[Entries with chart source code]
- - - - -

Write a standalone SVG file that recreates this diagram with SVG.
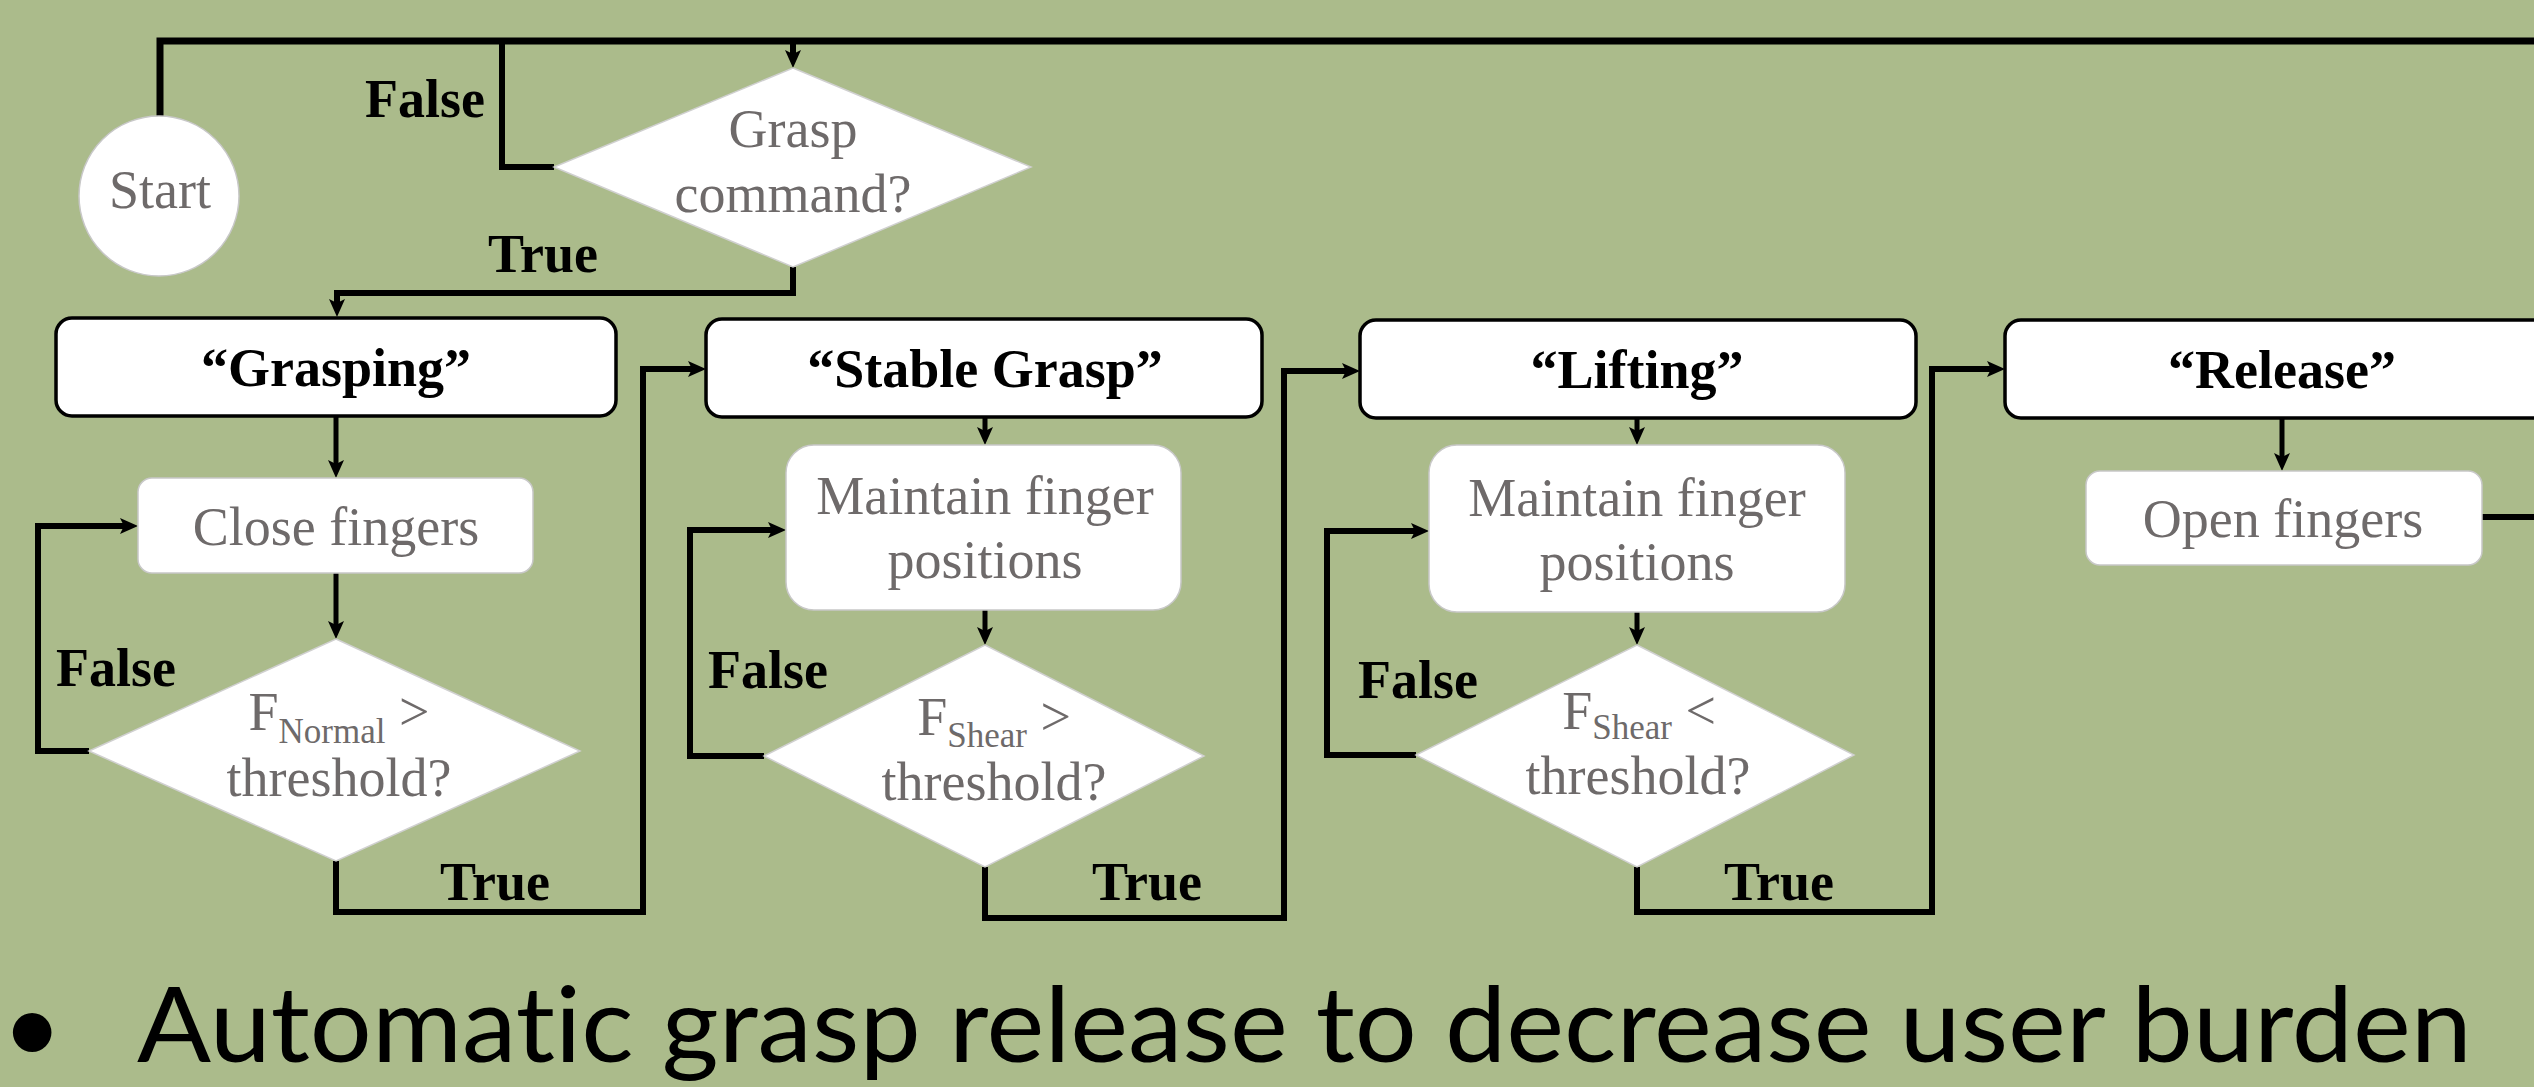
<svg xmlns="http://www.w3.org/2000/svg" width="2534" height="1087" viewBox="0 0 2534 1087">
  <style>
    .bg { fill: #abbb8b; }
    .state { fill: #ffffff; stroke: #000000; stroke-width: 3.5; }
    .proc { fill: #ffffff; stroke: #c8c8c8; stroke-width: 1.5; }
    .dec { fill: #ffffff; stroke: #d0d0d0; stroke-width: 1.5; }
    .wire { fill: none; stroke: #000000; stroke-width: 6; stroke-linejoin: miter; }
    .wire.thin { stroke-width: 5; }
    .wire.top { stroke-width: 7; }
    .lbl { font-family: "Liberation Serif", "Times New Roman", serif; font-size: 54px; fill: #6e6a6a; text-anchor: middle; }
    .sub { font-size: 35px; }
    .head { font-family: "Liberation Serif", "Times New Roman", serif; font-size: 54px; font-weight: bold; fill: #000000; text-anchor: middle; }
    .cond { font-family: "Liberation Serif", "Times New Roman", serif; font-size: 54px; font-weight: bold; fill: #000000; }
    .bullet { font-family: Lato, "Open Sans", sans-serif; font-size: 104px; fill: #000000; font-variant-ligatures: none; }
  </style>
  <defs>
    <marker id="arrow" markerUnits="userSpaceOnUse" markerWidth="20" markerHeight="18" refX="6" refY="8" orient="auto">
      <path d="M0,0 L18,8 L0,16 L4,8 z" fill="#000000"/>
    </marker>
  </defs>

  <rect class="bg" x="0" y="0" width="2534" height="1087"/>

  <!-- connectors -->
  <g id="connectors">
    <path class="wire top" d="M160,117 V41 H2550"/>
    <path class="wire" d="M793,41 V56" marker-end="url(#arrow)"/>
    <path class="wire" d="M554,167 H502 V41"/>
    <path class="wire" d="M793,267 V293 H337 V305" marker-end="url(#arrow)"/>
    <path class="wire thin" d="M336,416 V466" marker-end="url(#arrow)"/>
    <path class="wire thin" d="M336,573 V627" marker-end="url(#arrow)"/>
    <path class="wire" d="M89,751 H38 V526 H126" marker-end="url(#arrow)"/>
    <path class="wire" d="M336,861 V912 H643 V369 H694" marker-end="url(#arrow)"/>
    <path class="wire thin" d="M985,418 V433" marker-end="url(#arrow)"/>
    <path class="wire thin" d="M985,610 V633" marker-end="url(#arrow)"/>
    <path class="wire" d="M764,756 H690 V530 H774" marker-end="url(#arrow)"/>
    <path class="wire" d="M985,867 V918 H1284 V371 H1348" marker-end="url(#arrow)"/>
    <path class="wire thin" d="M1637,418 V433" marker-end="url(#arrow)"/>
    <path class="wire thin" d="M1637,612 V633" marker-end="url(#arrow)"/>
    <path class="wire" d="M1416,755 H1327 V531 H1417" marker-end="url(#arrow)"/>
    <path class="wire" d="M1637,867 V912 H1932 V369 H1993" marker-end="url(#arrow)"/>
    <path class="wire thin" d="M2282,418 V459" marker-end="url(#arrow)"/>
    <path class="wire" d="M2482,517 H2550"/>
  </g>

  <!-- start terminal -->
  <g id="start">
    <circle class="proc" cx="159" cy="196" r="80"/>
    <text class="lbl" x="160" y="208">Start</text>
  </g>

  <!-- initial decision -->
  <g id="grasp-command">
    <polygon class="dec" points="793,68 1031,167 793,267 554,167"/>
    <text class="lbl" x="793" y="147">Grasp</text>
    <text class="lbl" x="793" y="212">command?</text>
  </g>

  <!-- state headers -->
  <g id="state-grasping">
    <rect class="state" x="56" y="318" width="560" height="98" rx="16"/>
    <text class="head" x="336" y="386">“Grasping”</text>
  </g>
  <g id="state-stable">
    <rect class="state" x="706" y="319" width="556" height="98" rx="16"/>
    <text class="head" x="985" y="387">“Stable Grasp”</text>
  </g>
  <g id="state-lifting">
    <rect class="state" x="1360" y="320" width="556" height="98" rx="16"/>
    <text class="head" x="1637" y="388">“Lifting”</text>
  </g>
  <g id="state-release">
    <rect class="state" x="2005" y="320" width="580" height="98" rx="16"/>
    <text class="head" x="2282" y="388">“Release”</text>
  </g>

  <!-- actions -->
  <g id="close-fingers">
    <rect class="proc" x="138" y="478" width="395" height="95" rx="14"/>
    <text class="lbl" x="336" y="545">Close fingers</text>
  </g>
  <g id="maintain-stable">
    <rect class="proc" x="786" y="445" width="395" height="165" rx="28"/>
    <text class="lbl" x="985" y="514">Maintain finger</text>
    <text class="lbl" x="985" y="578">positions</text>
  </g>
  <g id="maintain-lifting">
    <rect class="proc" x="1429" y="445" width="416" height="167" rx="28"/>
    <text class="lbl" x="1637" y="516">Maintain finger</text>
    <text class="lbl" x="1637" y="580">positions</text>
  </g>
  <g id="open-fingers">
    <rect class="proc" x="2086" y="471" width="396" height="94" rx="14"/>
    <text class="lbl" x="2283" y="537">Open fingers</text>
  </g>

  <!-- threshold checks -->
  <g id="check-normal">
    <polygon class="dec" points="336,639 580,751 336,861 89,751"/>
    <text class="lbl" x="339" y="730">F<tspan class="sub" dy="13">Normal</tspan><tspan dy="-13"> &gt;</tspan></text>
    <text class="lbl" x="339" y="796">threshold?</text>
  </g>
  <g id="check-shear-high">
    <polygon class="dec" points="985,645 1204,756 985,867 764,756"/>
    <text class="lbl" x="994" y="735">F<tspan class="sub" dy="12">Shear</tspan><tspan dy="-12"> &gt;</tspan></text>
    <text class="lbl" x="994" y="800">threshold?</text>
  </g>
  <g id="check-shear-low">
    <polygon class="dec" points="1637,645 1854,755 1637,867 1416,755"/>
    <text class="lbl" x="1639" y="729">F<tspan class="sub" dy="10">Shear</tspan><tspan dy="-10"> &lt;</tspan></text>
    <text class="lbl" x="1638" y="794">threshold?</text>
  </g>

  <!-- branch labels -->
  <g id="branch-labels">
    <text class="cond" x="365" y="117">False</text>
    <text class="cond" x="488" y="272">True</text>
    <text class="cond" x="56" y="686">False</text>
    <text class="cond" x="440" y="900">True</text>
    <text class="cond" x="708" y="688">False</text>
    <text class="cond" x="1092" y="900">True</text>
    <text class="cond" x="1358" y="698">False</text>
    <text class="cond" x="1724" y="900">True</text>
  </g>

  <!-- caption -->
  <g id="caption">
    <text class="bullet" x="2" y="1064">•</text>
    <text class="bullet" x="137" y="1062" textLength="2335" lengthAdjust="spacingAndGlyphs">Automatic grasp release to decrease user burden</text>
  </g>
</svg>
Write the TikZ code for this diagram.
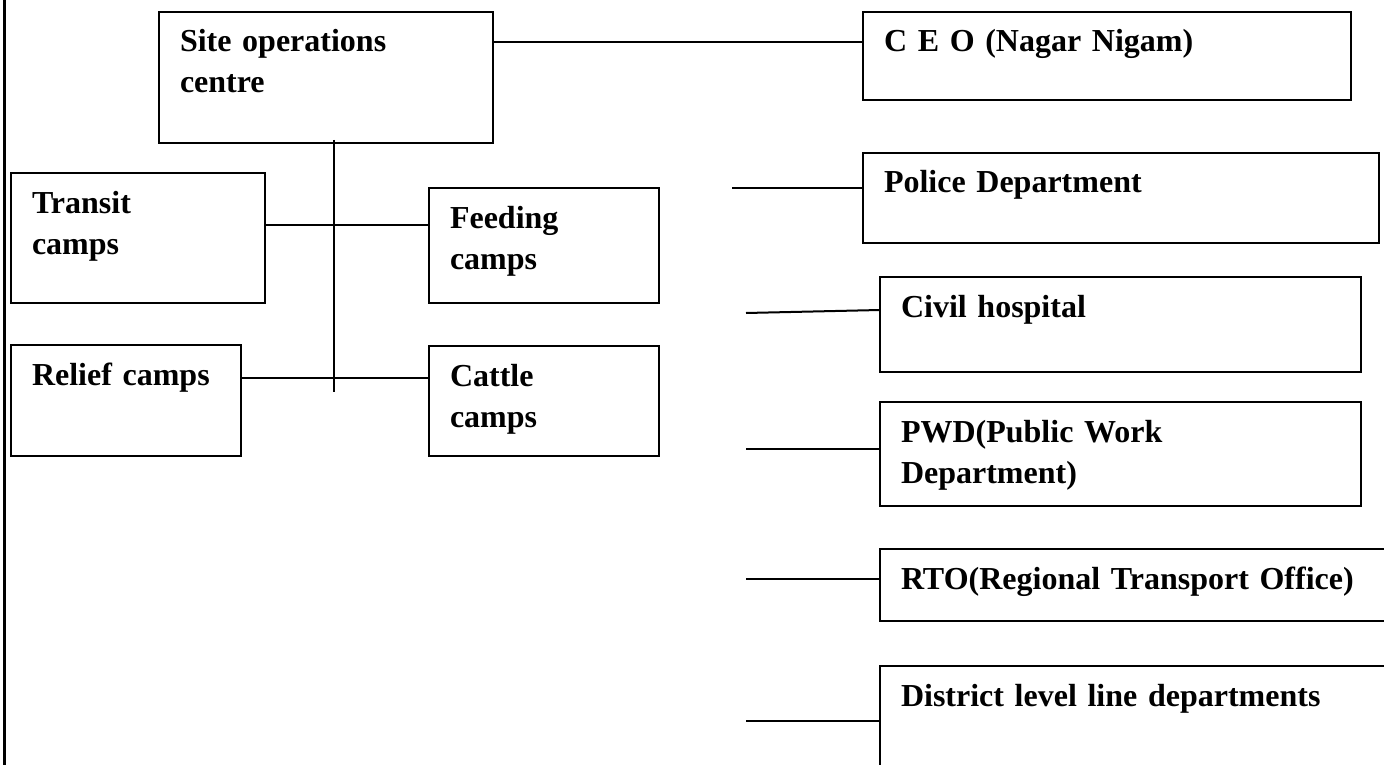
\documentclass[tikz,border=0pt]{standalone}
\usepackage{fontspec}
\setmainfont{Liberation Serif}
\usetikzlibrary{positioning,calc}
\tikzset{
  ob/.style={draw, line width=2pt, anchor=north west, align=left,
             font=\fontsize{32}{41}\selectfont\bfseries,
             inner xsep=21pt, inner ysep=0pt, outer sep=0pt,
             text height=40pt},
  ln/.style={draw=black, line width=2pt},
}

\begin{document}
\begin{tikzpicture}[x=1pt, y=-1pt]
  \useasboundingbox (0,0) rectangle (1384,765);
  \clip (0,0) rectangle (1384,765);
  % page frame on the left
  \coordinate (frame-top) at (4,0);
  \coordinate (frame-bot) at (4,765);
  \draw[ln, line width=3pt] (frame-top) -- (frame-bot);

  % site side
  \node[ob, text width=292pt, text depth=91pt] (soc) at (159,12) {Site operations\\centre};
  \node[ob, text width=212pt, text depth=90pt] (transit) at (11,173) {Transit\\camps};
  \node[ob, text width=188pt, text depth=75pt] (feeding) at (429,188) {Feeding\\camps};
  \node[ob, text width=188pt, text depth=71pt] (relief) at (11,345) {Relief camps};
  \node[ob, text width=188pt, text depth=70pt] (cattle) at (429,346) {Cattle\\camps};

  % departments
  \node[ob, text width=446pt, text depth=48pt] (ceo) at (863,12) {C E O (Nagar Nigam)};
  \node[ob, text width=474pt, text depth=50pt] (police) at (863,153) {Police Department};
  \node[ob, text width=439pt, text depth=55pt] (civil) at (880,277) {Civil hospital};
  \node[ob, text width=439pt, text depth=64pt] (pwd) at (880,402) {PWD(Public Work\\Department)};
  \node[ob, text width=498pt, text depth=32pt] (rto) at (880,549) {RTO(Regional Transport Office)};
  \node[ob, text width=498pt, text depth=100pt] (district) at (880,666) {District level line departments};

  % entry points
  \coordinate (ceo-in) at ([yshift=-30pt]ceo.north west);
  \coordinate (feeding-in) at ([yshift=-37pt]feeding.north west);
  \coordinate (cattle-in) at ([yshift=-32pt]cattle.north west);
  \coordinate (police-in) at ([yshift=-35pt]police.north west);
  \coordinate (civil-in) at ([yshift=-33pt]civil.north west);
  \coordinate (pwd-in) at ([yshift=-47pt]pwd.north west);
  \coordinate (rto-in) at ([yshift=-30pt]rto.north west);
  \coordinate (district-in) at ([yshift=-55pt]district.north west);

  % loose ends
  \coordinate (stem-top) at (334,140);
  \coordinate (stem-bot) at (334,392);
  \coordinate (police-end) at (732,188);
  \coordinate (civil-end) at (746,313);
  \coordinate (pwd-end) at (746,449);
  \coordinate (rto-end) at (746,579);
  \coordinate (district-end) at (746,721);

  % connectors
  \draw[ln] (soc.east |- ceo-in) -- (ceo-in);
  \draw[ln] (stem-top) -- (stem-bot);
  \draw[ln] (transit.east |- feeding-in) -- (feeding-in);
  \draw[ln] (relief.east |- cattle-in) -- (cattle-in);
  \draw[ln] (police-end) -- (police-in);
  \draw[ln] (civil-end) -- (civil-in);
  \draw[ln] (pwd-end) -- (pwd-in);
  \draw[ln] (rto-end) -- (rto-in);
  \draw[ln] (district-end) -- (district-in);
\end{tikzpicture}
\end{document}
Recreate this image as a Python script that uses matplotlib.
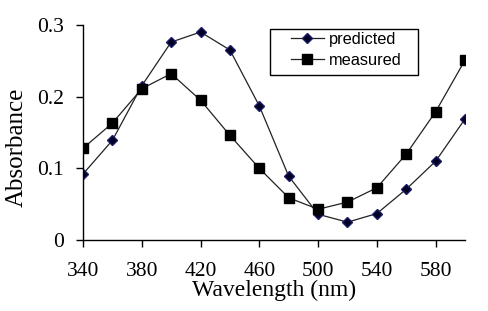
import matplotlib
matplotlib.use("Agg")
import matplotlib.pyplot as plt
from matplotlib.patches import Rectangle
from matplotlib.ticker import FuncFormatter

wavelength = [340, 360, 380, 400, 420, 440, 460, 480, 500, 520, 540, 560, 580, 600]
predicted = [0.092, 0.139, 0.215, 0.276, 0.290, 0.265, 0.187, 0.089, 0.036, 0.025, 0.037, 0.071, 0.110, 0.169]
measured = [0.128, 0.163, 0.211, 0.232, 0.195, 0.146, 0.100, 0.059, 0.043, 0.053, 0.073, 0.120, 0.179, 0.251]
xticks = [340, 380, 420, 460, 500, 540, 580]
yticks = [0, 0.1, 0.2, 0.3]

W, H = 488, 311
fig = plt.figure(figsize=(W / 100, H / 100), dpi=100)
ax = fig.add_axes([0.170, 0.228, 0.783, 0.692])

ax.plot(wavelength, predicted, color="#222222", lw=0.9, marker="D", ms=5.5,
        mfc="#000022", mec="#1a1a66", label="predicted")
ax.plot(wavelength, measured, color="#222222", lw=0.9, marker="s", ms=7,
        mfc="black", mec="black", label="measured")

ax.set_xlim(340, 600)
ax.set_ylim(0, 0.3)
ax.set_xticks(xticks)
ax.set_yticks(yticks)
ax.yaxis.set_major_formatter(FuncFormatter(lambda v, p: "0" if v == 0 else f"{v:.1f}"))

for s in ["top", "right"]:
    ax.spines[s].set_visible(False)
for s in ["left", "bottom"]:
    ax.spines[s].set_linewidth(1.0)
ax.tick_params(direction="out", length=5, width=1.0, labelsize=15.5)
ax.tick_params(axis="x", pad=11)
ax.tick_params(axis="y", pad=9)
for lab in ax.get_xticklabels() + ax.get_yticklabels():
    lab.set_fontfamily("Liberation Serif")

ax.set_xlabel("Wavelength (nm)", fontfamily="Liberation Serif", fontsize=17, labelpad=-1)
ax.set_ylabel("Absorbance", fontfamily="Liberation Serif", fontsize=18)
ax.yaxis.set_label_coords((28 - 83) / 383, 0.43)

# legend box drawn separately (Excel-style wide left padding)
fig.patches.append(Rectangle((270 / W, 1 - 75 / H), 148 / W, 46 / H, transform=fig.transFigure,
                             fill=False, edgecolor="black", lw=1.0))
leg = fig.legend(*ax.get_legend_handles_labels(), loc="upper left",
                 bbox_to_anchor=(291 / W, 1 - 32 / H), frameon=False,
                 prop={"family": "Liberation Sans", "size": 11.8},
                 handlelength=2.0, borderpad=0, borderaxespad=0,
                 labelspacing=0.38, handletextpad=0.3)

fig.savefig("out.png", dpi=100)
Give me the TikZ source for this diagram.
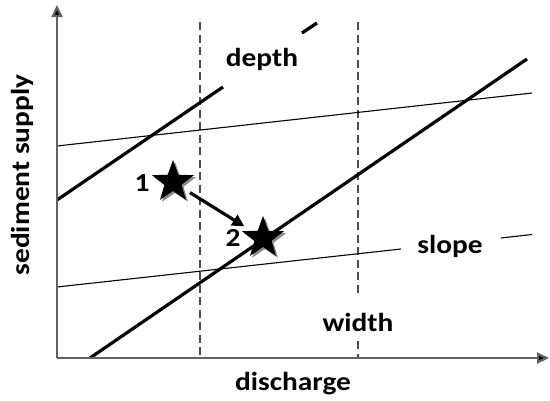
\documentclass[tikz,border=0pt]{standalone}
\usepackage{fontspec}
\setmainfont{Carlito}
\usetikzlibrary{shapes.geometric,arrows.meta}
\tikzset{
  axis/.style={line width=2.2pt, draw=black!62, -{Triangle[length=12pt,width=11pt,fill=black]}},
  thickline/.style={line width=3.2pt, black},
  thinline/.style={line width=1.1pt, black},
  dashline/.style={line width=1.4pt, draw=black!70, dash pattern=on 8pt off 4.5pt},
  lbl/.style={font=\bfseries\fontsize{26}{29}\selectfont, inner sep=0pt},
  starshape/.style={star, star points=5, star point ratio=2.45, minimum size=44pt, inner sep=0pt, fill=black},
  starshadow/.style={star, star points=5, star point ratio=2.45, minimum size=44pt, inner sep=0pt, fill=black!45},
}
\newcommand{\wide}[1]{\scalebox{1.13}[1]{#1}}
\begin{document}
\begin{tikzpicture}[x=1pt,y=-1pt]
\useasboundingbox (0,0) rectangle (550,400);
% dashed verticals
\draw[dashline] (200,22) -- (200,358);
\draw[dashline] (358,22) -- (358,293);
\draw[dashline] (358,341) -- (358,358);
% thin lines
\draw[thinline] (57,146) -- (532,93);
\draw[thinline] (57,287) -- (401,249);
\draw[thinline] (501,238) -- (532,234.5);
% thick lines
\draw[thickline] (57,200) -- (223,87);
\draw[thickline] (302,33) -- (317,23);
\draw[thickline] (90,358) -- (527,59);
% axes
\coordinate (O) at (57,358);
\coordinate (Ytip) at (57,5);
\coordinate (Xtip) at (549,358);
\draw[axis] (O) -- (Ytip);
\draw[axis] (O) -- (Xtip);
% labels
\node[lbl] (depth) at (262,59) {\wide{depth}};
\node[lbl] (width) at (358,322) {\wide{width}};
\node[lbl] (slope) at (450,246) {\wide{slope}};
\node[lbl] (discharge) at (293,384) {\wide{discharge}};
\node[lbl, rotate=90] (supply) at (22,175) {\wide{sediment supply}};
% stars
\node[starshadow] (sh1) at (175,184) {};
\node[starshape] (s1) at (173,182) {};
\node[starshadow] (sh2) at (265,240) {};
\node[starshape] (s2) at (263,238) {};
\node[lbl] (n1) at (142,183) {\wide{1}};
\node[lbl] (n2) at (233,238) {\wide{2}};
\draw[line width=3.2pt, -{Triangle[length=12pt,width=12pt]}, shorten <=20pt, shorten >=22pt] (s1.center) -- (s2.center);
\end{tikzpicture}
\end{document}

- - - - -

[Exercise details]
Leave out the pictures and transcribe exactly the lines from the one containing "Recreate this image" through the one containing "ax = fig.add_axes([0.170, 0.228, 0.783, 0.692])".

[Problem solution]
Recreate this image as a Python script that uses matplotlib.
import matplotlib
matplotlib.use("Agg")
import matplotlib.pyplot as plt
from matplotlib.patches import Rectangle
from matplotlib.ticker import FuncFormatter

wavelength = [340, 360, 380, 400, 420, 440, 460, 480, 500, 520, 540, 560, 580, 600]
predicted = [0.092, 0.139, 0.215, 0.276, 0.290, 0.265, 0.187, 0.089, 0.036, 0.025, 0.037, 0.071, 0.110, 0.169]
measured = [0.128, 0.163, 0.211, 0.232, 0.195, 0.146, 0.100, 0.059, 0.043, 0.053, 0.073, 0.120, 0.179, 0.251]
xticks = [340, 380, 420, 460, 500, 540, 580]
yticks = [0, 0.1, 0.2, 0.3]

W, H = 488, 311
fig = plt.figure(figsize=(W / 100, H / 100), dpi=100)
ax = fig.add_axes([0.170, 0.228, 0.783, 0.692])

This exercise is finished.